- [Information supplied]
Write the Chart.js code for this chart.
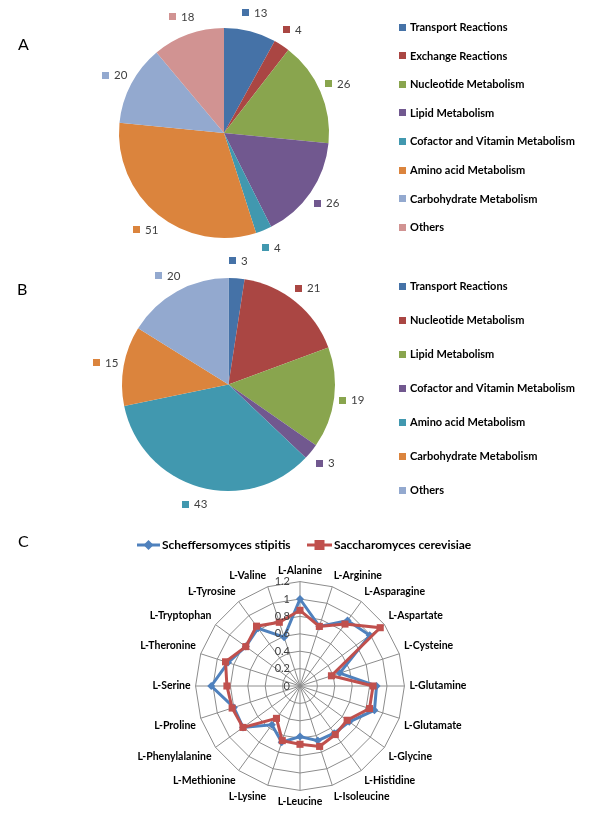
<!DOCTYPE html>
<html>
<head>
<meta charset="utf-8">
<script src="https://cdn.jsdelivr.net/npm/chart.js@4.4.0/dist/chart.umd.min.js"></script>
<style>
  html, body { margin: 0; padding: 0; background: #fff; }
  body { width: 600px; height: 824px; position: relative; overflow: hidden; }
  canvas { position: absolute; left: 0; }
</style>
</head>
<body>
<canvas id="pieA" width="600" height="262" style="top:0"></canvas>
<canvas id="pieB" width="600" height="265" style="top:250px"></canvas>
<canvas id="radarC" width="600" height="309" style="top:515px"></canvas>
<script>
// Panel A - reaction categories
const labelsA = ['Transport Reactions', 'Exchange Reactions', 'Nucleotide Metabolism', 'Lipid Metabolism',
  'Cofactor and Vitamin Metabolism', 'Amino acid Metabolism', 'Carbohydrate Metabolism', 'Others'];
const valuesA = [13, 4, 26, 26, 4, 51, 20, 18];

// Panel B
const labelsB = ['Transport Reactions', 'Nucleotide Metabolism', 'Lipid Metabolism',
  'Cofactor and Vitamin Metabolism', 'Amino acid Metabolism', 'Carbohydrate Metabolism', 'Others'];
const valuesB = [3, 21, 19, 3, 43, 15, 20];

// Panel C - amino acids radar
const aminoAcids = ['L-Alanine', 'L-Arginine', 'L-Asparagine', 'L-Aspartate', 'L-Cysteine', 'L-Glutamine',
  'L-Glutamate', 'L-Glycine', 'L-Histidine', 'L-Isoleucine', 'L-Leucine', 'L-Lysine', 'L-Methionine',
  'L-Phenylalanine', 'L-Proline', 'L-Serine', 'L-Theronine', 'L-Tryptophan', 'L-Tyrosine', 'L-Valine'];
const stipitis = [1.00, 0.72, 0.93, 0.99, 0.48, 0.88, 0.90, 0.70, 0.67, 0.66,
  0.58, 0.68, 0.55, 0.81, 0.80, 1.02, 0.87, 0.77, 0.82, 0.59];
const cerevisiae = [0.87, 0.72, 0.88, 1.14, 0.38, 0.84, 0.84, 0.67, 0.69, 0.73,
  0.67, 0.66, 0.46, 0.81, 0.82, 0.84, 0.90, 0.77, 0.85, 0.77];
const radarTicks = [0, 0.2, 0.4, 0.6, 0.8, 1, 1.2];

const paletteA = ['#4572A7', '#AA4643', '#89A54E', '#71588F', '#4198AF', '#DB843D', '#93A9CF', '#D19392'];
const paletteB = ['#4572A7', '#AA4643', '#89A54E', '#71588F', '#4198AF', '#DB843D', '#93A9CF'];
const FONT = 'Lato, "Open Sans", sans-serif';

// value labels outside each slice: coloured square + number
const pieLabels = {
  id: 'pieLabels',
  afterDatasetsDraw(chart, args, opts) {
    const ctx = chart.ctx;
    const ds = chart.data.datasets[0];
    ctx.save();
    ctx.font = '11.5px ' + FONT;
    ctx.textBaseline = 'middle';
    ctx.textAlign = 'left';
    chart.getDatasetMeta(0).data.forEach((arc, i) => {
      const p = arc.getProps(['x', 'y', 'startAngle', 'endAngle', 'outerRadius'], true);
      const mid = (p.startAngle + p.endAngle) / 2;
      const d = p.outerRadius + opts.offset;
      const cx = p.x + Math.cos(mid) * d;
      const cy = p.y + Math.sin(mid) * d;
      const txt = String(ds.data[i]);
      const w = 12 + ctx.measureText(txt).width;
      const x0 = Math.round(cx - w / 2);
      ctx.fillStyle = ds.backgroundColor[i];
      ctx.fillRect(x0, Math.round(cy - 3.5), 7, 7);
      ctx.fillStyle = '#404040';
      ctx.fillText(txt, x0 + 12, cy + 0.5);
    });
    ctx.restore();
  }
};

// legend at the right + panel letter
const sideLegend = {
  id: 'sideLegend',
  afterDraw(chart, args, opts) {
    const ctx = chart.ctx;
    const ds = chart.data.datasets[0];
    ctx.save();
    ctx.textBaseline = 'middle';
    ctx.textAlign = 'left';
    ctx.font = 'bold 11px ' + FONT;
    chart.data.labels.forEach((lab, i) => {
      const y = opts.y + i * opts.step;
      ctx.fillStyle = ds.backgroundColor[i];
      ctx.fillRect(opts.x, Math.round(y - 3.5), 7, 7);
      ctx.fillStyle = '#000';
      ctx.fillText(lab, opts.x + 11, y + 0.5);
    });
    ctx.textBaseline = 'alphabetic';
    ctx.font = '16px ' + FONT;
    ctx.fillText(opts.tag, opts.tagX, opts.tagY);
    ctx.restore();
  }
};

function makePie(id, labels, values, colors, padding, legend, offset) {
  return new Chart(document.getElementById(id), {
    type: 'pie',
    data: {
      labels,
      datasets: [{
        data: values,
        backgroundColor: colors,
        borderWidth: 0,
        hoverOffset: 0,
        offset: 0
      }]
    },
    options: {
      responsive: false,
      animation: false,
      layout: { padding },
      plugins: {
        legend: { display: false },
        tooltip: { enabled: false },
        pieLabels: { offset },
        sideLegend: legend
      }
    },
    plugins: [pieLabels, sideLegend]
  });
}

makePie('pieA', labelsA, valuesA, paletteA,
  { left: 119, right: 271, top: 28, bottom: 24 },
  { x: 399, y: 27, step: 28.6, tag: 'A', tagX: 18, tagY: 50 }, 19);

makePie('pieB', labelsB, valuesB, paletteB,
  { left: 122, right: 265, top: 28, bottom: 24 },
  { x: 399, y: 36, step: 34, tag: 'B', tagX: 17, tagY: 45 }, 18);

// radar: tick labels left of the vertical axis, series legend on top
const radarExtras = {
  id: 'radarExtras',
  afterDraw(chart, args, opts) {
    const ctx = chart.ctx;
    const r = chart.scales.r;
    ctx.save();
    ctx.font = '11px ' + FONT;
    ctx.fillStyle = '#404040';
    ctx.textAlign = 'right';
    ctx.textBaseline = 'middle';
    radarTicks.forEach(v => {
      ctx.fillText(String(v), r.xCenter - 10, r.yCenter - r.getDistanceFromCenterForValue(v));
    });

    // legend
    ctx.textAlign = 'left';
    ctx.font = 'bold 12px ' + FONT;
    chart.data.datasets.forEach((ds, i) => {
      const it = opts.items[i];
      const y = opts.y;
      ctx.strokeStyle = ds.borderColor;
      ctx.lineWidth = 3;
      ctx.beginPath();
      ctx.moveTo(it.x, y);
      ctx.lineTo(it.x + it.len, y);
      ctx.stroke();
      ctx.fillStyle = ds.borderColor;
      const mx = it.x + it.len / 2;
      const s = ds.pointRadius;
      ctx.beginPath();
      if (ds.pointStyle === 'rect') {
        ctx.rect(mx - s, y - s, 2 * s, 2 * s);
      } else {
        ctx.moveTo(mx, y - s - 1); ctx.lineTo(mx + s + 1, y); ctx.lineTo(mx, y + s + 1); ctx.lineTo(mx - s - 1, y);
        ctx.closePath();
      }
      ctx.fill();
      ctx.fillStyle = '#000';
      ctx.fillText(ds.label, it.x + it.len + 2, y + 0.5);
    });

    ctx.font = '16px ' + FONT;
    ctx.fillText('C', 18, 27);
    ctx.restore();
  }
};

new Chart(document.getElementById('radarC'), {
  type: 'radar',
  data: {
    labels: aminoAcids,
    datasets: [{
      label: 'Scheffersomyces stipitis',
      data: stipitis,
      borderColor: '#4F81BD',
      backgroundColor: '#4F81BD',
      borderWidth: 3,
      pointStyle: 'rectRot',
      pointRadius: 4,
      pointBorderWidth: 0,
      fill: false,
      order: 1
    }, {
      label: 'Saccharomyces cerevisiae',
      data: cerevisiae,
      borderColor: '#C0504D',
      backgroundColor: '#C0504D',
      borderWidth: 3,
      pointStyle: 'rect',
      pointRadius: 5,
      pointBorderWidth: 0,
      fill: false,
      order: 0
    }]
  },
  options: {
    responsive: false,
    animation: false,
    layout: { padding: { top: 50, bottom: 15, left: 0, right: 0 } },
    elements: { line: { tension: 0 } },
    plugins: {
      legend: { display: false },
      tooltip: { enabled: false },
      radarExtras: {
        y: 30,
        items: [{ x: 137, len: 23 }, { x: 307, len: 25 }]
      }
    },
    scales: {
      r: {
        min: 0,
        max: 1.2,
        ticks: { stepSize: 0.2, display: false },
        grid: { color: '#8c8c8c', circular: false, lineWidth: 1 },
        angleLines: { color: '#8c8c8c', lineWidth: 1 },
        pointLabels: {
          color: '#000',
          padding: 5,
          font: { family: FONT, size: 10.5, weight: 'bold' }
        }
      }
    }
  },
  plugins: [radarExtras]
});
</script>
</body>
</html>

- [Written task] Restate each line from the start of the listing through the line bearing "const valuesA = [13, 4, 26, 26, 4, 51, 20, 18];" word for word. Drop the pictures.

- [The result]
Write the Chart.js code for this chart.
<!DOCTYPE html>
<html>
<head>
<meta charset="utf-8">
<script src="https://cdn.jsdelivr.net/npm/chart.js@4.4.0/dist/chart.umd.min.js"></script>
<style>
  html, body { margin: 0; padding: 0; background: #fff; }
  body { width: 600px; height: 824px; position: relative; overflow: hidden; }
  canvas { position: absolute; left: 0; }
</style>
</head>
<body>
<canvas id="pieA" width="600" height="262" style="top:0"></canvas>
<canvas id="pieB" width="600" height="265" style="top:250px"></canvas>
<canvas id="radarC" width="600" height="309" style="top:515px"></canvas>
<script>
// Panel A - reaction categories
const labelsA = ['Transport Reactions', 'Exchange Reactions', 'Nucleotide Metabolism', 'Lipid Metabolism',
  'Cofactor and Vitamin Metabolism', 'Amino acid Metabolism', 'Carbohydrate Metabolism', 'Others'];
const valuesA = [13, 4, 26, 26, 4, 51, 20, 18];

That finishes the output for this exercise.